— start Data —
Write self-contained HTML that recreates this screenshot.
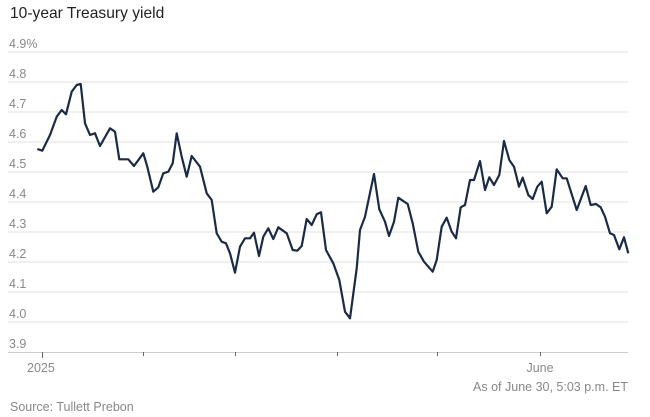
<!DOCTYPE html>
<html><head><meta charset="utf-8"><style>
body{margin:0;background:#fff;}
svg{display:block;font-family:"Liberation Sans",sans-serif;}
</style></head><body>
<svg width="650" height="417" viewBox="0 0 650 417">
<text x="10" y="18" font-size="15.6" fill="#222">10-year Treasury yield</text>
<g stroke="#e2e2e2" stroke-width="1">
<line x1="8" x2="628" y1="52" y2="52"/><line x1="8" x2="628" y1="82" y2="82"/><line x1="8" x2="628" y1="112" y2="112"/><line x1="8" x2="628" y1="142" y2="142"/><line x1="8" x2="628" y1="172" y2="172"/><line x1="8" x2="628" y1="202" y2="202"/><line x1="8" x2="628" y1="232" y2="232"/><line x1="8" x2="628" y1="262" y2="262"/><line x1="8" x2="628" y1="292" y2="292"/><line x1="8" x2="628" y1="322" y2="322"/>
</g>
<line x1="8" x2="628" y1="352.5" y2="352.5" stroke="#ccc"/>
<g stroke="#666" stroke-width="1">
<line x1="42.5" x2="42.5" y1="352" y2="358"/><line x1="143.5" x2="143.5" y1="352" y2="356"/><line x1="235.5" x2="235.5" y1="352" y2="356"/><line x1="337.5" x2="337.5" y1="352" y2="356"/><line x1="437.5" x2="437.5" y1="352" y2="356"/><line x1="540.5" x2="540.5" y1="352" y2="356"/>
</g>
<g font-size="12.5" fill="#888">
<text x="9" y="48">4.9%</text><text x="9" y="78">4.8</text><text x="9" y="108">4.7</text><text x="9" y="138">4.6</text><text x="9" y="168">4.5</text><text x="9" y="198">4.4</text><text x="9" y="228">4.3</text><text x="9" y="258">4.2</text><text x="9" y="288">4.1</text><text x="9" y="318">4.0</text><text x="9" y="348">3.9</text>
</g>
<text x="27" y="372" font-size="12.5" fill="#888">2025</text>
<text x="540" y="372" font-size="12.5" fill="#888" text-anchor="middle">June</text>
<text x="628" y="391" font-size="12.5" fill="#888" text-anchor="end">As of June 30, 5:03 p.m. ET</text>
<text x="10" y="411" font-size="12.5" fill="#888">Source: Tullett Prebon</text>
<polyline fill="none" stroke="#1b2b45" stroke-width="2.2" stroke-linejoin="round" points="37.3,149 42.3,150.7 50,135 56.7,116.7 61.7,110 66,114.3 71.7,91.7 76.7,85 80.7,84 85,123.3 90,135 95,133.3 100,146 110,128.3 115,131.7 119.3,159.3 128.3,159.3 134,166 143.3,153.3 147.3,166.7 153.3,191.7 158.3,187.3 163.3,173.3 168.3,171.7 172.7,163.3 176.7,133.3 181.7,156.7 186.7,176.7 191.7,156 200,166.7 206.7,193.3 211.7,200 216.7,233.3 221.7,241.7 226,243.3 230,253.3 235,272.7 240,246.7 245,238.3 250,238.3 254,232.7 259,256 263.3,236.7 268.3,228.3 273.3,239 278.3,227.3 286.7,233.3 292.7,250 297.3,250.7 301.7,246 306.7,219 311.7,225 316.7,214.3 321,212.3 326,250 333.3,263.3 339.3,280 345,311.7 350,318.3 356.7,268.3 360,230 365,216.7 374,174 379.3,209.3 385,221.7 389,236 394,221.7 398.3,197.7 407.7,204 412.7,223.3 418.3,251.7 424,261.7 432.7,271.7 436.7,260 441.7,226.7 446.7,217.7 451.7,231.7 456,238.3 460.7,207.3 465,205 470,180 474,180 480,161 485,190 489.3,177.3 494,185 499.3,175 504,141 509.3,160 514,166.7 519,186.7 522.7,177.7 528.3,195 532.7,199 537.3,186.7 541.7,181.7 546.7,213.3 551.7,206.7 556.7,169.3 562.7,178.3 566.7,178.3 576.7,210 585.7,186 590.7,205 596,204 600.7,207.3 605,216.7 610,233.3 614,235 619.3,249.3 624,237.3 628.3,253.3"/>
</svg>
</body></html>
— end Data —
▶ [Given problem]: Reproduce every line of the material precisely, omitting its pictures.

▶ [In response]:
Write self-contained HTML that recreates this screenshot.
<!DOCTYPE html>
<html><head><meta charset="utf-8"><style>
body{margin:0;background:#fff;}
svg{display:block;font-family:"Liberation Sans",sans-serif;}
</style></head><body>
<svg width="650" height="417" viewBox="0 0 650 417">
<text x="10" y="18" font-size="15.6" fill="#222">10-year Treasury yield</text>
<g stroke="#e2e2e2" stroke-width="1">
<line x1="8" x2="628" y1="52" y2="52"/><line x1="8" x2="628" y1="82" y2="82"/><line x1="8" x2="628" y1="112" y2="112"/><line x1="8" x2="628" y1="142" y2="142"/><line x1="8" x2="628" y1="172" y2="172"/><line x1="8" x2="628" y1="202" y2="202"/><line x1="8" x2="628" y1="232" y2="232"/><line x1="8" x2="628" y1="262" y2="262"/><line x1="8" x2="628" y1="292" y2="292"/><line x1="8" x2="628" y1="322" y2="322"/>
</g>
<line x1="8" x2="628" y1="352.5" y2="352.5" stroke="#ccc"/>
<g stroke="#666" stroke-width="1">
<line x1="42.5" x2="42.5" y1="352" y2="358"/><line x1="143.5" x2="143.5" y1="352" y2="356"/><line x1="235.5" x2="235.5" y1="352" y2="356"/><line x1="337.5" x2="337.5" y1="352" y2="356"/><line x1="437.5" x2="437.5" y1="352" y2="356"/><line x1="540.5" x2="540.5" y1="352" y2="356"/>
</g>
<g font-size="12.5" fill="#888">
<text x="9" y="48">4.9%</text><text x="9" y="78">4.8</text><text x="9" y="108">4.7</text><text x="9" y="138">4.6</text><text x="9" y="168">4.5</text><text x="9" y="198">4.4</text><text x="9" y="228">4.3</text><text x="9" y="258">4.2</text><text x="9" y="288">4.1</text><text x="9" y="318">4.0</text><text x="9" y="348">3.9</text>
</g>
<text x="27" y="372" font-size="12.5" fill="#888">2025</text>
<text x="540" y="372" font-size="12.5" fill="#888" text-anchor="middle">June</text>
<text x="628" y="391" font-size="12.5" fill="#888" text-anchor="end">As of June 30, 5:03 p.m. ET</text>
<text x="10" y="411" font-size="12.5" fill="#888">Source: Tullett Prebon</text>
<polyline fill="none" stroke="#1b2b45" stroke-width="2.2" stroke-linejoin="round" points="37.3,149 42.3,150.7 50,135 56.7,116.7 61.7,110 66,114.3 71.7,91.7 76.7,85 80.7,84 85,123.3 90,135 95,133.3 100,146 110,128.3 115,131.7 119.3,159.3 128.3,159.3 134,166 143.3,153.3 147.3,166.7 153.3,191.7 158.3,187.3 163.3,173.3 168.3,171.7 172.7,163.3 176.7,133.3 181.7,156.7 186.7,176.7 191.7,156 200,166.7 206.7,193.3 211.7,200 216.7,233.3 221.7,241.7 226,243.3 230,253.3 235,272.7 240,246.7 245,238.3 250,238.3 254,232.7 259,256 263.3,236.7 268.3,228.3 273.3,239 278.3,227.3 286.7,233.3 292.7,250 297.3,250.7 301.7,246 306.7,219 311.7,225 316.7,214.3 321,212.3 326,250 333.3,263.3 339.3,280 345,311.7 350,318.3 356.7,268.3 360,230 365,216.7 374,174 379.3,209.3 385,221.7 389,236 394,221.7 398.3,197.7 407.7,204 412.7,223.3 418.3,251.7 424,261.7 432.7,271.7 436.7,260 441.7,226.7 446.7,217.7 451.7,231.7 456,238.3 460.7,207.3 465,205 470,180 474,180 480,161 485,190 489.3,177.3 494,185 499.3,175 504,141 509.3,160 514,166.7 519,186.7 522.7,177.7 528.3,195 532.7,199 537.3,186.7 541.7,181.7 546.7,213.3 551.7,206.7 556.7,169.3 562.7,178.3 566.7,178.3 576.7,210 585.7,186 590.7,205 596,204 600.7,207.3 605,216.7 610,233.3 614,235 619.3,249.3 624,237.3 628.3,253.3"/>
</svg>
</body></html>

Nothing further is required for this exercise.